Miikka Ruokanen, a professor of theology at the University of Helsinki in Finland, called it "the best biblical film" and dismissed allegations of anti-Semitism.

Italian theaters will not screen the film until Wednesday. But Pope John Paul II saw it at a private screening in December, and later blessed Jesus' portrayer, actor Jim Caviezel, who is Catholic.

The Roman Catholic archbishop of Paris, Cardinal Jean-Marie Lustiger, described the film as "ridiculous" for its graphic attention to the beatings and abuses suffered by Jesus.

Others, too, recoiled at the violence.

Oslo Bishop Gunnar Staalsett said on Norwegian state television that it was so "downright gruesome," he felt nauseated.

In the Philippines, Manila Archbishop Gaudencio Rosales called it "a serious labor of love, painstakingly made, of genuine artistic and religious value." He cautioned viewers against reading an anti-Jewish message into the film.

• • •

Poll: More Americans believe Jews killed Jesus

The percentage of Americans who believe Jews were responsible for killing Jesus has grown in recent years, although it remains a view held by a minority, according to a poll released yesterday.

The survey by the Pew Research Center for the People & the Press found 26 percent of respondents believe Jews were to blame for the Crucifixion, up from 19 percent in ABC News poll in 1997.

The greatest increase was among young people and blacks.

Thirty-four percent of those under age 30 now believe Jews were responsible, compared with 10 percent in 1997, the Pew Center said.

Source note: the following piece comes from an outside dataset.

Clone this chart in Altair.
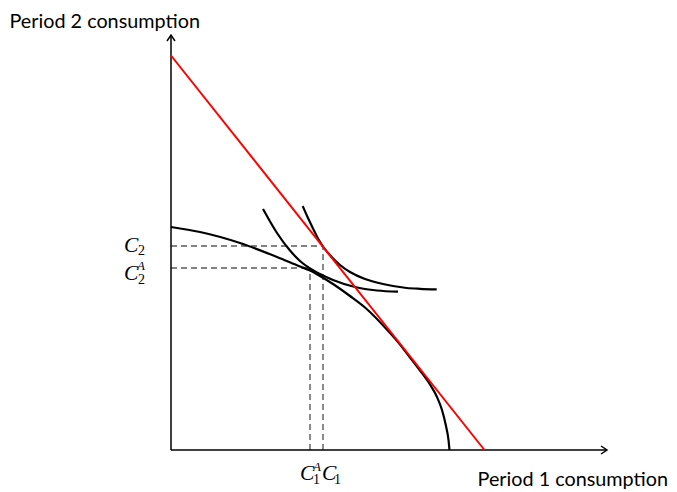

And 42 percent of blacks hold that view, compared with 21 percent seven years ago.

The poll was conducted amid controversy over Mel Gibson's epic "The Passion of the Christ." Some say the film unfairly portrays the role of Jews in Jesus' death.

The film, financed by Gibson, has been a big hit, earning more than $300 million.

The Pew survey did not ask whether respondents believe Jews today should be blamed for the Crucifixion. But they noted that an ABC poll this year found an overwhelming majority rejected that view.

The Pew survey of 1,703 adults was conducted March 17 to 21 and has a margin of error of plus or minus 3 percentage points.